The question posed by the album title is rhetorical, obviously. Harrison Patrick Smith — The Dare to you and everyone who saw him shirtless at a festival this summer — already knows what is wrong with New York. Nothing. Everything. It does not matter. What matters is that the bass is loud enough to feel in your sternum and the lights are doing that thing where they strobe just slowly enough that everyone looks beautiful. What's Wrong With New York? is the sound of a city that refuses to stop dancing even when it probably should.
The Charli XCX comparisons are inevitable and not entirely unfair. This album emerged from the same cultural moment as Brat — that 2024 reclamation of unapologetic club music, of hedonism as philosophical position rather than guilty pleasure. "Open Up" hammers a four-on-the-floor kick beneath synths so aggressively bright they could strip paint, while Smith delivers lyrics that are less poetry and more incantation — repetitive, rhythmic, designed to be shouted back by a crowd that has had precisely the right number of drinks.

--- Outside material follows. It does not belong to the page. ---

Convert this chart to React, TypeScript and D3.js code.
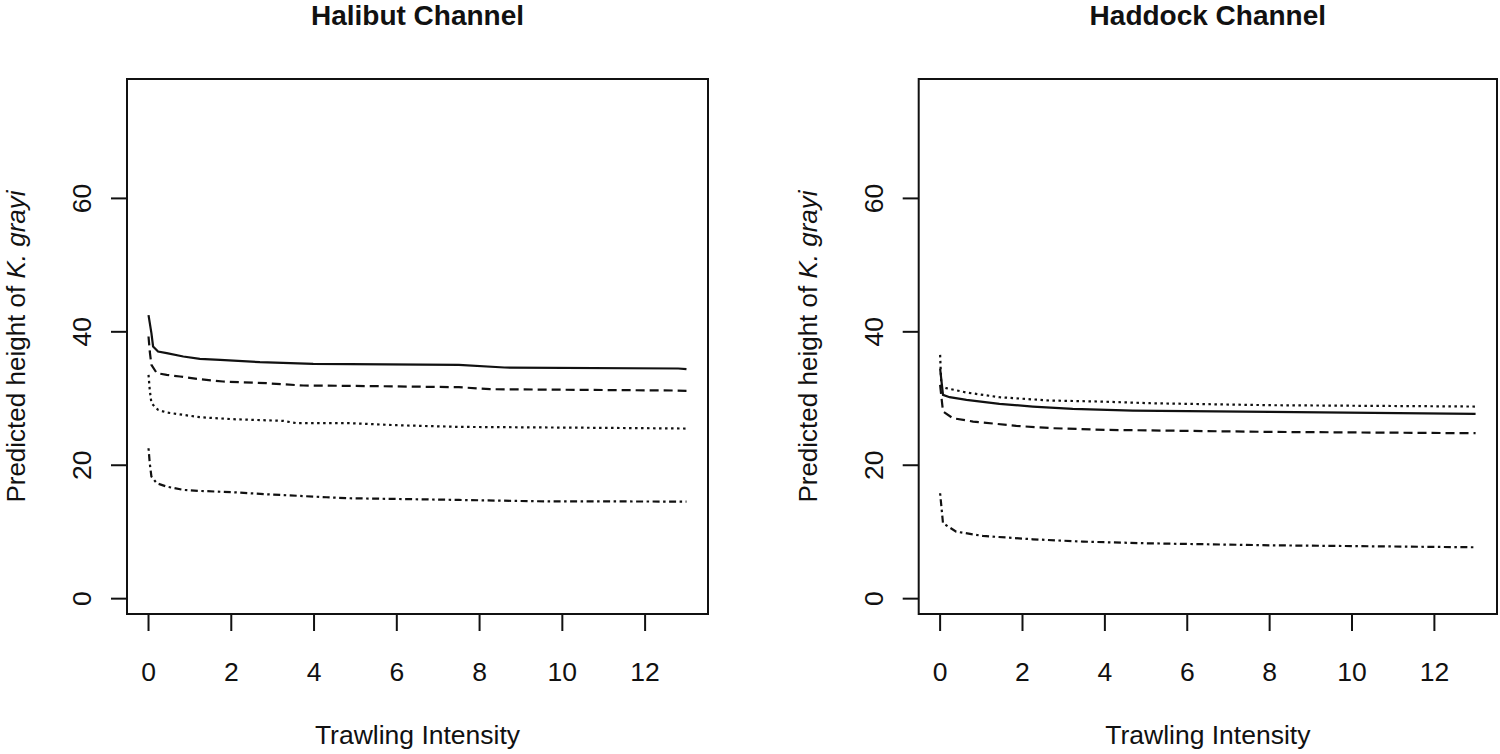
import * as d3 from "d3"

type Pt = [number, number]

// Halibut Channel predicted heights (x = trawling intensity)
const halibutSolid: Pt[] = [
  [0, 42.5], [0.07, 39.8], [0.11, 37.8], [0.23, 37.05], [0.44, 36.8], [0.84, 36.3],
  [1.24, 35.95], [1.73, 35.8], [2.69, 35.45], [3.98, 35.2], [4.87, 35.15], [7.5, 35.05],
  [8.6, 34.65], [12.8, 34.5], [13, 34.4],
]
const halibutDashed: Pt[] = [
  [0, 39.3], [0.03, 37.05], [0.07, 35.05], [0.2, 33.8], [0.44, 33.55], [0.76, 33.3],
  [1.24, 32.9], [1.8, 32.55], [2.85, 32.3], [3.74, 31.95], [4.87, 31.9], [7.5, 31.7],
  [8.25, 31.4], [12.7, 31.2], [13, 31.15],
]
const halibutDotted: Pt[] = [
  [0, 33.55], [0.03, 31.3], [0.07, 29.3], [0.23, 28.3], [0.44, 27.9], [0.84, 27.55],
  [1.24, 27.2], [2.05, 26.9], [3.26, 26.65], [3.58, 26.3], [4.87, 26.3], [6, 26.0],
  [7.5, 25.75], [11.1, 25.6], [13, 25.5],
]
const halibutDotDash: Pt[] = [
  [0, 22.55], [0.03, 20.3], [0.07, 18.3], [0.2, 17.3], [0.44, 16.8], [0.84, 16.3],
  [1.24, 16.15], [2.05, 15.95], [2.85, 15.65], [4.3, 15.2], [4.87, 15.05], [7.5, 14.8],
  [9.4, 14.6], [13, 14.55],
]

// Haddock Channel predicted heights
const haddockSolid: Pt[] = [
  [0, 34.5], [0.07, 30.55], [0.23, 30.2], [0.64, 29.8], [1.44, 29.2], [2.25, 28.8],
  [3.22, 28.45], [4.68, 28.2], [8, 28.0], [13, 27.7],
]
const haddockDashed: Pt[] = [
  [0, 32.05], [0.07, 28.05], [0.31, 27.05], [0.8, 26.55], [1.85, 25.9], [2.74, 25.55],
  [4.04, 25.3], [8, 25.0], [13, 24.8],
]
const haddockDotted: Pt[] = [
  [0, 36.55], [0.03, 31.8], [0.15, 31.55], [0.64, 30.9], [1.44, 30.2], [2.66, 29.7],
  [3.87, 29.55], [5.08, 29.3], [8, 29.0], [13, 28.8],
]
const haddockDotDash: Pt[] = [
  [0, 15.8], [0.07, 11.3], [0.39, 10.05], [1.04, 9.4], [2.25, 8.9], [3.47, 8.55],
  [5, 8.3], [8, 8.0], [13, 7.7],
]

const xTicks = [0, 2, 4, 6, 8, 10, 12]
const yTicks = [0, 20, 40, 60]

const dashes = {
  solid: undefined,
  dashed: "9,5",
  dotted: "2.5,3.5",
  dotdash: "2.5,3.5,7,3.5",
}

interface Panel {
  title: string
  left: number
  right: number
  series: { pts: Pt[]; dash?: string }[]
}

const panels: Panel[] = [
  {
    title: "Halibut Channel",
    left: 127,
    right: 708,
    series: [
      { pts: halibutSolid, dash: dashes.solid },
      { pts: halibutDashed, dash: dashes.dashed },
      { pts: halibutDotted, dash: dashes.dotted },
      { pts: halibutDotDash, dash: dashes.dotdash },
    ],
  },
  {
    title: "Haddock Channel",
    left: 918.7,
    right: 1497,
    series: [
      { pts: haddockSolid, dash: dashes.solid },
      { pts: haddockDashed, dash: dashes.dashed },
      { pts: haddockDotted, dash: dashes.dotted },
      { pts: haddockDotDash, dash: dashes.dotdash },
    ],
  },
]

const top = 79
const bottom = 614
const font = "Liberation Sans, Arial, sans-serif"
const ink = "#111"

function PlotPanel({ p }: { p: Panel }) {
  const x = d3.scaleLinear().domain([-0.52, 13.52]).range([p.left, p.right])
  const y = d3.scaleLinear().domain([-2.3, 77.9]).range([bottom, top])
  const line = d3
    .line<Pt>()
    .x((d) => x(d[0]))
    .y((d) => y(d[1]))
  const cx = (p.left + p.right) / 2
  const cy = (top + bottom) / 2
  const labX = p.left - 102
  const tickLabX = p.left - 36

  return (
    <g>
      <text x={cx} y={25} textAnchor="middle" fontFamily={font} fontWeight="bold" fontSize={28} fill={ink}>
        {p.title}
      </text>
      <rect x={p.left} y={top} width={p.right - p.left} height={bottom - top} fill="none" stroke={ink} strokeWidth={2} />
      {xTicks.map((t) => (
        <g key={`x${t}`}>
          <line x1={x(t)} x2={x(t)} y1={bottom} y2={bottom + 17} stroke={ink} strokeWidth={2} />
          <text x={x(t)} y={681} textAnchor="middle" fontFamily={font} fontSize={26.5} fill={ink}>
            {t}
          </text>
        </g>
      ))}
      {yTicks.map((t) => (
        <g key={`y${t}`}>
          <line x1={p.left - 16} x2={p.left} y1={y(t)} y2={y(t)} stroke={ink} strokeWidth={2} />
          <text
            transform={`translate(${tickLabX},${y(t)}) rotate(-90)`}
            textAnchor="middle"
            fontFamily={font}
            fontSize={26.5}
            fill={ink}
          >
            {t}
          </text>
        </g>
      ))}
      <text x={cx} y={744} textAnchor="middle" fontFamily={font} fontSize={26.5} fill={ink}>
        Trawling Intensity
      </text>
      <text
        transform={`translate(${labX},${cy}) rotate(-90)`}
        textAnchor="middle"
        fontFamily={font}
        fontSize={26}
        fill={ink}
      >
        Predicted height of <tspan fontStyle="italic">K. grayi</tspan>
      </text>
      {p.series.map((s, i) => (
        <path
          key={i}
          d={line(s.pts) ?? ""}
          fill="none"
          stroke={ink}
          strokeWidth={2.2}
          strokeDasharray={s.dash}
        />
      ))}
    </g>
  )
}

export default function App() {
  return (
    <svg
      width={1500}
      height={754}
      style={{ position: "absolute", left: 0, top: 0, background: "#fff" }}
    >
      <rect width={1500} height={754} fill="#fff" />
      {panels.map((p) => (
        <PlotPanel key={p.title} p={p} />
      ))}
    </svg>
  )
}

"Good Time" is the album's centrepiece and its mission statement. The production is deliberately retro — pounding synths that recall early DFA Records, a bassline that could have fallen off a James Murphy hard drive — but the energy is completely present-tense. Smith sings about pleasure with the earnestness of someone who genuinely believes that a good night out is a form of salvation, and whether you find that charming or exhausting probably says more about you than about the music.
There is a question that hangs over the entire record: is this substance or style? "Perfume" suggests the former, its lyrics containing flashes of genuine vulnerability beneath the bravado — moments where the party boy mask slips and something more complicated peers through. "Girls" argues for the latter, a track so gleefully superficial that it circles back around to a kind of purity. "I Destroyed Disco" splits the difference, a self-mythologising anthem that acknowledges its own ridiculousness while committing to it fully.
The production throughout is sharp and purposeful. Every synth tone is chosen for maximum physical impact, every beat calibrated for dance-floor response. The mixing favours bass and vocals, pushing everything else to the periphery where it creates texture without demanding attention. It is a smart approach for an album that lives and dies on momentum — there are no moments where the energy dips, no ballads, no acoustic interludes, just relentless forward motion.
What's Wrong With New York? will not change your life. It has no interest in changing your life. It wants to soundtrack the best night of your week, and on those terms it delivers with an efficiency that borders on ruthless. Sometimes that is enough. Sometimes that is exactly what music is for.